If your site is not quick on the draw, you’re losing visitors. And that affects your bottom line.
Your site should be your 24/7/365 sales partner.
If you’re not converting, you’re leaving money on the table. Or worse, you’re giving it to your competition.
Conversion comes in many forms, including:
- Newsletter and blog post via email opt-in
- Social media shares and follows
- YouTube and podcast subscriptions
- Entry-level offers (low-cost, get a taste products)
You don’t have because you don’t ask. That’s really what it all comes down to. There are lots of places on your site, and off your site, to ask for more conversions.
Be careful with pop-ups. In late 2014, Google decided it didn’t like pop-up opt-in boxes that kept it from fully indexing site pages.
Missing upsell opportunities – this is particularly problematic on membership sites. There’s one level and nowhere else for members to go, and perhaps no reason to stay.
Conversion Action Steps – More is Better
Here are just a few of the steps you can take for more conversion in 2015.
- Author Resource Box – if you don’t have one, get one. Besides telling a little bit about the person who wrote the post, author resource boxes are super places to put links to your opt-in and social media offers.
- Subtle Pop Ups – get over how you feel about pop-ups. They work. Most of us in the industry get tired of them. Most site visitors do not. Your site is for your visitors. But, you need to find more subtle ways of doing them that don’t block Google bots indexing your pages. Try one in the header or footer or a scroll triggered one.
- Ask – most folks forget to even ask. ALWAYS ASK. Folks are lazy when it comes to online surfing. Suggestions and prodding go a long way toward getting them to take action.
- Ask, ask, ask, and ask some more – if you put the same conversion point on a single page ten times, you’ll be lucky if folks see it twice. No kidding. All of those links only build up in your mind as too many. Put links in the content, in the sidebar, in the pop-up, in the author resource box, in your free downloads, and anywhere else you can think of. Ask folks to share your post right on the post. Thank folks who do share your posts.
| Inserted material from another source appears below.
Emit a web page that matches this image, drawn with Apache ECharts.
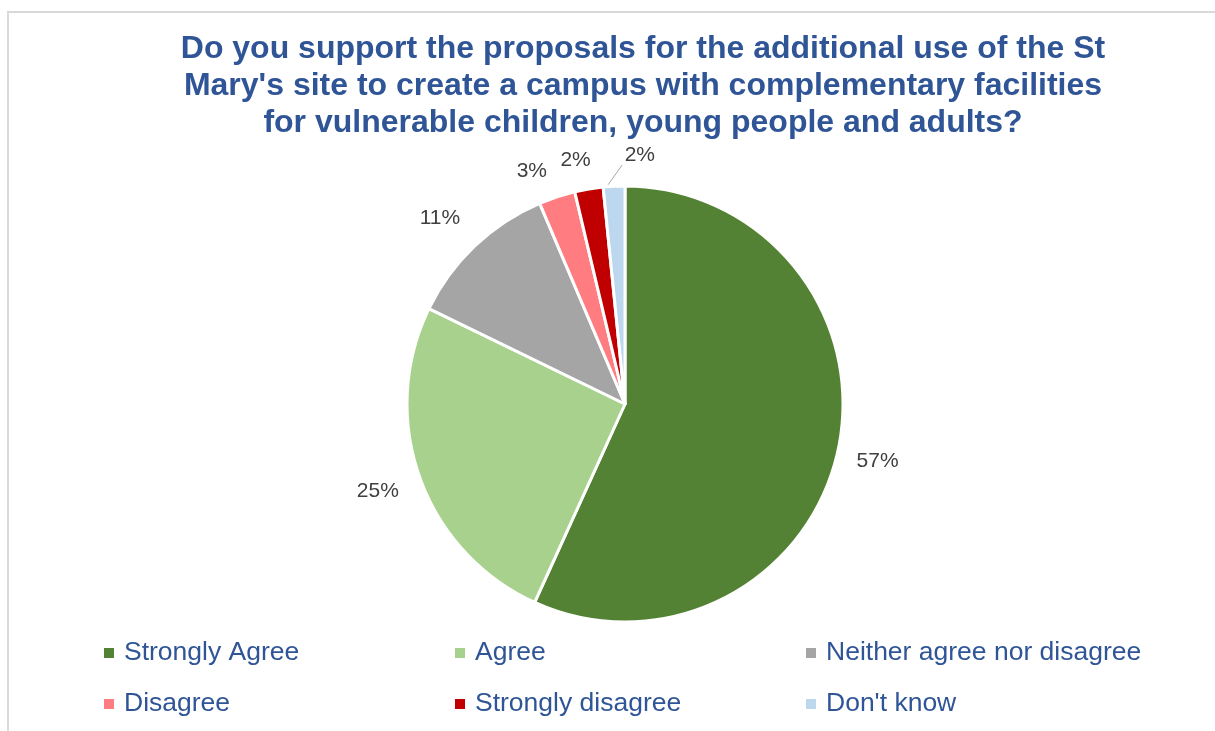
<!DOCTYPE html>
<html>
<head>
<meta charset="utf-8">
<script src="https://cdn.jsdelivr.net/npm/echarts@6/dist/echarts.min.js"></script>
<style>
html,body{margin:0;padding:0;background:#fff;}
#chart{width:1215px;height:731px;}
</style>
</head>
<body>
<div id="chart"></div>
<script>
// ---- data ----
const titleText = "Do you support the proposals for the additional use of the St\nMary's site to create a campus with complementary facilities\nfor vulnerable children, young people and adults?";
const categories = ["Strongly Agree", "Agree", "Neither agree nor disagree", "Disagree", "Strongly disagree", "Don't know"];
const values = [56.8, 25.4, 11.4, 2.7, 2.1, 1.6];
const colors = ["#548235", "#A9D18E", "#A5A5A5", "#FF7C80", "#C00000", "#BDD7EE"];

// ---- layout (not data) ----
const CX = 625, CY = 404, R = 218;
const labelShift = [0.5, 0.4, -1.4, -3.6, -1.9, 6.3];   // degrees relative to slice mid-angle
const labelDist = [259, 262, 262, 251, 249, 249];
const withLeader = [false, false, false, false, false, true];

const total = values.reduce((a, b) => a + b, 0);
const midAngles = [];
let cum = 0;
values.forEach(v => { midAngles.push((cum + v / 2) / total * 360); cum += v; });
function polar(angDeg, dist) {
  const a = angDeg * Math.PI / 180;
  return [CX + Math.sin(a) * dist, CY - Math.cos(a) * dist];
}

const chart = echarts.init(document.getElementById('chart'), null, {renderer: 'canvas'});
chart.setOption({
  animation: false,
  backgroundColor: '#ffffff',
  title: {
    text: titleText,
    left: 643,
    top: 0,
    padding: [31, 0, 0, 0],
    textAlign: 'center',
    textStyle: {
      fontFamily: 'Liberation Sans, Arial, sans-serif',
      fontWeight: 'bold',
      fontSize: 32,
      lineHeight: 37,
      color: '#2F5597'
    }
  },
  graphic: [{
    type: 'rect',
    silent: true,
    shape: {x: 8, y: 12, width: 1400, height: 900},
    style: {fill: 'none', stroke: '#D9D9D9', lineWidth: 2}
  }],
  legend: {
    data: categories,
    left: 102,
    top: 638,
    width: 1040,
    padding: 0,
    orient: 'horizontal',
    itemWidth: 12,
    itemHeight: 12,
    itemGap: 21,
    icon: 'rect',
    textStyle: {
      fontFamily: 'Liberation Sans, Arial, sans-serif',
      fontSize: 26.5,
      color: '#2F5597',
      width: 308,
      lineHeight: 30,
      padding: [0, 0, 0, 4]
    }
  },
  series: [{
    type: 'pie',
    center: [CX, CY],
    radius: R,
    startAngle: 90,
    clockwise: true,
    avoidLabelOverlap: false,
    emphasis: {disabled: true},
    itemStyle: {borderColor: '#ffffff', borderWidth: 3},
    label: {
      show: true,
      position: 'outside',
      fontFamily: 'Liberation Sans, Arial, sans-serif',
      fontSize: 21,
      color: '#404040',
      formatter: p => Math.round(p.percent) + '%'
    },
    labelLine: {show: true, length: 5, length2: 5, lineStyle: {color: '#A6A6A6', width: 1}},
    labelLayout: function (params) {
      const i = params.dataIndex;
      const ang = midAngles[i] + labelShift[i];
      const p = polar(ang, labelDist[i]);
      const out = {x: p[0], y: p[1], align: 'center', verticalAlign: 'middle'};
      if (withLeader[i]) {
        const s = polar(midAngles[i] - 1.5, R + 2);
        const e = polar(ang - 4.1, labelDist[i] - 10);
        out.labelLinePoints = [s, e, e];
      }
      return out;
    },
    data: categories.map((c, i) => ({
      name: c,
      value: values[i],
      itemStyle: {color: colors[i]},
      labelLine: {show: withLeader[i]}
    }))
  }]
});
</script>
</body>
</html>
- Make an intro offer – it can be as simple as a “10 Tips for Better Whatever” free download that leads to a paid offer. It’s called a sales funnel. Learn how it works. Then promote the beegeebees out of the free or low-cost offer. A foot in the door opens it to more.
Google has always moved the cheese, and often. And we race through the maze trying to get it. What Google has done a lot of in 2014 is shut down the holes in the maze that let cheaters and spammers get ahead.
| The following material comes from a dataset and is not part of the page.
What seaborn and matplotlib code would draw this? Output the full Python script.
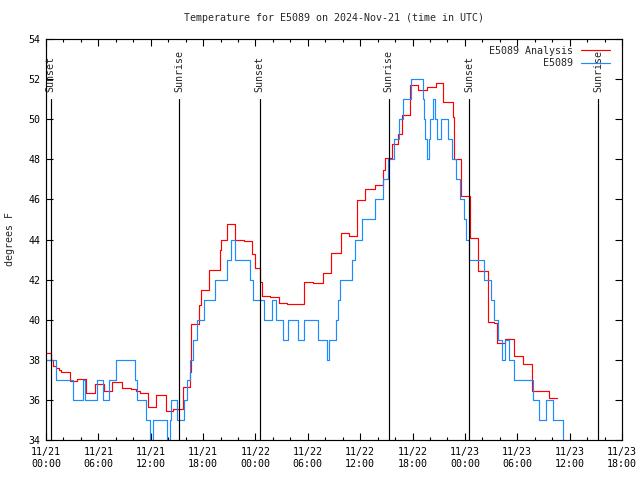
import pandas as pd
import numpy as np
import seaborn as sns
import matplotlib.pyplot as plt
import matplotlib.dates as mdates

# hours since 2024-11-21 00:00 UTC, values held until the next point
obs_hours = [0.0, 1.2, 3.1, 4.2, 4.45, 5.9, 6.5, 7.25, 8.0, 10.15, 10.4, 11.45, 11.95, 12.3,
             13.9, 14.2, 14.35, 15.0, 15.85, 16.15, 16.5, 16.85, 17.3, 18.1, 19.35, 20.75,
             21.2, 21.6, 23.4, 23.7, 24.95, 25.95, 26.4, 27.1, 27.75, 28.9, 29.6, 31.15,
             32.2, 32.4, 33.2, 33.5, 33.65, 35.1, 35.4, 36.2, 37.7, 38.6, 39.2, 39.9, 40.5,
             40.9, 41.85, 43.15, 43.3, 43.45, 43.6, 43.85, 44.0, 44.3, 44.6, 44.8, 45.3,
             46.1, 46.5, 46.95, 47.45, 47.9, 48.15, 48.45, 50.15, 51.0, 51.35, 51.75, 52.25,
             52.65, 53.0, 53.6, 55.75, 56.45, 57.25, 58.15, 59.2, 59.5]
obs_temp = [38, 37, 36, 37, 36, 37, 36, 37, 38, 37, 36, 35, 34, 35,
            34, 35, 36, 35, 36, 37, 38, 39, 40, 41, 42, 43,
            44, 43, 42, 41, 40, 41, 40, 39, 40, 39, 40, 39,
            38, 39, 40, 41, 42, 43, 44, 45, 46, 47, 48, 49, 50,
            51, 52, 51, 50, 49, 48, 49, 50, 51, 50, 49, 50,
            49, 48, 47, 46, 45, 44, 43, 42, 41, 40, 39, 38,
            39, 38, 37, 36, 35, 36, 35, 34, 34]

ana_hours = [0.0, 0.6, 0.85, 1.15, 1.45, 1.75, 2.7, 3.6, 4.6, 5.6, 6.7, 7.6, 8.7, 9.7,
             10.3, 10.8, 11.65, 12.65, 13.7, 14.5, 15.65, 16.45, 16.6, 17.55, 17.8, 18.7,
             19.9, 20.0, 20.75, 21.6, 22.65, 23.65, 23.95, 24.55, 24.75, 25.7, 26.7, 27.6,
             29.6, 30.65, 31.7, 32.7, 33.75, 34.7, 35.6, 36.6, 37.65, 38.6, 38.8, 39.7,
             40.35, 40.75, 41.7, 42.65, 43.65, 44.7, 45.45, 46.6, 46.7, 47.6, 48.6, 49.5,
             50.6, 51.3, 51.7, 52.6, 53.6, 54.7, 55.7, 57.6, 58.6]
ana_temp = [38.32, 38.0, 37.7, 37.6, 37.5, 37.39, 36.93, 37.03, 36.33, 36.79, 36.46, 36.88, 36.58, 36.53,
            36.46, 36.33, 35.63, 36.23, 35.47, 35.57, 36.63, 37.4, 39.8, 40.73, 41.5, 42.46,
            43.48, 44.0, 44.76, 44.0, 43.92, 43.3, 42.56, 41.9, 41.18, 41.12, 40.84, 40.78,
            41.9, 41.85, 42.31, 43.35, 44.31, 44.17, 45.97, 46.5, 46.7, 47.47, 48.05, 48.74,
            49.26, 50.2, 51.7, 51.46, 51.6, 51.83, 50.87, 50.1, 48.0, 46.17, 44.06, 42.44,
            39.9, 39.85, 38.82, 39.02, 38.18, 37.79, 36.43, 36.08, 36.08]

sun_hours = [0.53, 15.27, 24.5, 39.25, 48.47, 63.27]
sun_labels = ['Sunset', 'Sunrise', 'Sunset', 'Sunrise', 'Sunset', 'Sunrise']

start = pd.Timestamp('2024-11-21 00:00')
to_time = lambda h: start + pd.to_timedelta(np.array(h), unit='h')

obs_df = pd.DataFrame({'time': to_time(obs_hours), 'temp': obs_temp})
ana_df = pd.DataFrame({'time': to_time(ana_hours), 'temp': ana_temp})

sns.set_style('ticks')
plt.rcParams['font.family'] = ['DejaVu Sans Mono']
plt.rcParams['font.size'] = 7.2

fig = plt.figure(figsize=(6.4, 4.8), dpi=100)
ax = fig.add_axes([46 / 640, 40 / 480, 576 / 640, 401 / 480])

sns.lineplot(data=ana_df, x='time', y='temp', drawstyle='steps-post', color='#ff0000',
             linewidth=0.85, label='E5089 Analysis', ax=ax)
sns.lineplot(data=obs_df, x='time', y='temp', drawstyle='steps-post', color='#1a8cff',
             linewidth=0.85, label='E5089', ax=ax)

for h, lab in zip(sun_hours, sun_labels):
    t = to_time([h])[0]
    ax.plot([t, t], [34, 51], color='black', linewidth=0.85)
    ax.text(t, 51.35, lab, rotation=90, ha='center', va='bottom', fontsize=7.2)

ax.set_xlim(start, start + pd.Timedelta(hours=66))
ax.set_ylim(34, 54)
ax.set_yticks(np.arange(34, 55, 2))
ax.xaxis.set_major_locator(mdates.HourLocator(byhour=[0, 6, 12, 18]))
ax.xaxis.set_minor_locator(mdates.HourLocator(interval=2))
ax.xaxis.set_major_formatter(mdates.DateFormatter('%m/%d\n%H:%M'))

ax.tick_params(which='both', direction='in', top=True, right=True, width=0.8,
               colors='black', labelsize=7.2)
ax.tick_params(which='major', length=5, pad=4)
ax.tick_params(which='minor', length=2.5)
ax.tick_params(axis='x', pad=5)
for s in ax.spines.values():
    s.set_linewidth(0.85)
    s.set_color('black')

ax.set_xlabel('')
ax.set_ylabel('degrees F', fontsize=7.2, labelpad=10)
ax.set_title('Temperature for E5089 on 2024-Nov-21 (time in UTC)', fontsize=7.2, pad=13)

ax.legend(loc='upper right', bbox_to_anchor=(1 - 12 / 576, 1 - 7 / 401), frameon=False,
          markerfirst=False, handlelength=2.9, handletextpad=0.8, labelspacing=0.25,
          borderpad=0, borderaxespad=0, fontsize=7.2)

fig.savefig('out.png', dpi=100)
See how up to date your SEO knowledge is:
- If you don’t know what semantic search is and how to use it, then you’re two years behind Google.
- If your site is not mobile optimized, you will be penalized. (This does not necessarily mean fully responsive, as there are 3 types of mobile designs.)
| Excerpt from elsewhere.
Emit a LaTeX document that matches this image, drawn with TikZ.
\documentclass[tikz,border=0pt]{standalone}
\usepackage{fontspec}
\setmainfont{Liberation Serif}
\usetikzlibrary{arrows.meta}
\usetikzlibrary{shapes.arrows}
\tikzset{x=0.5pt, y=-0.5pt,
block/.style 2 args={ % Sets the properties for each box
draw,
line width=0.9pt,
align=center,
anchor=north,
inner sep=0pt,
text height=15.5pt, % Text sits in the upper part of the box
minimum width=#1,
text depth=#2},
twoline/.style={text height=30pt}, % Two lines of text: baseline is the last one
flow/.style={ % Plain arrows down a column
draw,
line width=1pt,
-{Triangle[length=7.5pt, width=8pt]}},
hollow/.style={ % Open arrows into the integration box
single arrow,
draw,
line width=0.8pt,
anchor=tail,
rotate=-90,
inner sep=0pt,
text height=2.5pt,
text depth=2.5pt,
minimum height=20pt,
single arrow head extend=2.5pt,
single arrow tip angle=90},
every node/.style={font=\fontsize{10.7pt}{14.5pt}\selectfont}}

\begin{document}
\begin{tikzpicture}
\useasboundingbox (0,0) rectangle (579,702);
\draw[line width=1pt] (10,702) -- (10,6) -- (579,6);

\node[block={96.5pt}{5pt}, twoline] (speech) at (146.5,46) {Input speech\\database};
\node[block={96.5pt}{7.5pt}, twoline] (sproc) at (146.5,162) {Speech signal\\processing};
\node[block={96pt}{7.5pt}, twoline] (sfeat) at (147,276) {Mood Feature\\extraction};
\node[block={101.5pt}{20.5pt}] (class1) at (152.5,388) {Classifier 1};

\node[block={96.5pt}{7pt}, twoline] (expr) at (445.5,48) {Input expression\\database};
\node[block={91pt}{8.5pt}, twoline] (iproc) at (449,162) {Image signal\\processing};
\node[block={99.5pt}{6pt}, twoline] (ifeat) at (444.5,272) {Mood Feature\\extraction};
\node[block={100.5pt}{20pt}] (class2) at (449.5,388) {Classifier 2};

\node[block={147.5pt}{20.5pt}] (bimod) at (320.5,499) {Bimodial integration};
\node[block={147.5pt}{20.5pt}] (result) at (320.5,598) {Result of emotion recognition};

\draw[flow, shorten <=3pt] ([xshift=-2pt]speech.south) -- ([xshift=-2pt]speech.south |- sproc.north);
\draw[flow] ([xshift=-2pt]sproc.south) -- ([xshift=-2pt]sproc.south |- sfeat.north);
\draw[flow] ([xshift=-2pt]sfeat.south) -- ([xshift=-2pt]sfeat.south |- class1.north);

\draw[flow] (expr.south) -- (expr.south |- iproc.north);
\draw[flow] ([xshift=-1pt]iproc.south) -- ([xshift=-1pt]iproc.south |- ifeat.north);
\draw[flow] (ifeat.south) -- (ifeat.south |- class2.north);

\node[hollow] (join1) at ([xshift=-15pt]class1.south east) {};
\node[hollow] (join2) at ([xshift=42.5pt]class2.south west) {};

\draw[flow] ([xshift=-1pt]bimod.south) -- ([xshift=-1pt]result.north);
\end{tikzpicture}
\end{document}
- If you’re using spun content, you will be penalized, heavily.
- If you’re scared of duplicate content penalties, you may be missing tons of shares and conversion on some social media sites.
- If you don’t know which social media sites have SEO components, you can’t make the most of them to boost your overall online footprint.
- If you never hooked up Authorship, and verified your other social media accounts and your site with it, and think it’s now dead because your happy face doesn’t show next to your posts in SERPs, you’re not keeping up with the latest guidelines. (You’re really super behind if you don’t know the difference in authorship and publishership.)
- If you’re relying solely on social and relationship marketing, or staying within your podcast or video world, you’re really missing the boat on visits and conversions, subscriptions, and money.
- If you haven’t verified your site with Google Webmaster Tools or taken a look at your Google Analytics, then you have no idea how much trouble your site may be in, or all the super things that are working best for you so you can do more.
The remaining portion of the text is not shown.